Mas isso não se limita a graus variados de riqueza. Os emissores de moeda, especialmente os das mais confiáveis, também têm condições de usá-la para o exercício do poder político. Este já é fenômeno fartamente estudado pelos teóricos da Economia, mas nem sempre notado na experiência.
Nesta guerra, os governos do bloco ocidental proibiram empresas e bancos russos e o próprio governo russo de transacionar em moedas fortes. Essa proibição foi acompanhada por bloqueios financeiros denominados nessas moedas, como depósitos, aplicações, patrimônio e valores diversos. Essas moedas passaram a funcionar como arma destinada a enfraquecer economicamente a Rússia. O presidente Putin revidou exigindo pagamentos em rublos nos seus fornecimentos de petróleo, gás natural e cereais. Assim, também usou sua moeda para produzir impacto geopolítico.

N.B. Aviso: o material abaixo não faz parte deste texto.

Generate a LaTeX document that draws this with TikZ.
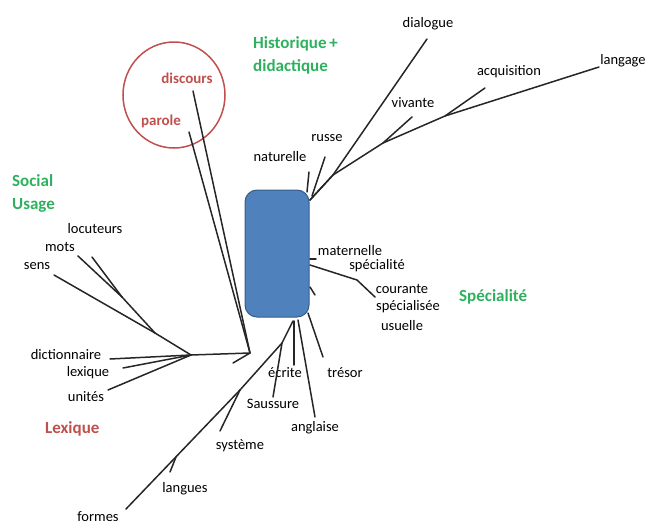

A História registra inúmeros casos de bloqueios comerciais de utilização de moedas no exercício da força por potências de toda a envergadura, mas, aparentemente, nunca em tão grandes proporções, como agora.
Há alguns anos, por exemplo, analistas consideravam a hipótese de que o governo da China pudesse usar seus trilhões de dólares em reservas internacionais lastreadas em títulos do Tesouro dos Estados Unidos para derrubar o valor do dólar e também enfraquecer a capacidade de endividamento do governo norte-americano. Mas isso não passou das conjecturas.
Governantes, chefes de Estado e autoridades dos bancos centrais vêm manifestando preocupação de que as emissões de moedas digitais privadas (criptomoedas) cheguem a tais proporções que acabem por solapar a capacidade dos países líderes de utilizar sua moeda, não só na execução de sua política de juros (política monetária), como, também, no exercício do poder dentro do próprio país e no exterior. Por isso, estudam um jeito de controlá-las. Até agora não obtiveram avanços.
Enfim, estamos diante da utilização intensiva da moeda como instrumento de geopolítica, situação que exige melhor compreensão sobre sua natureza e suas consequências.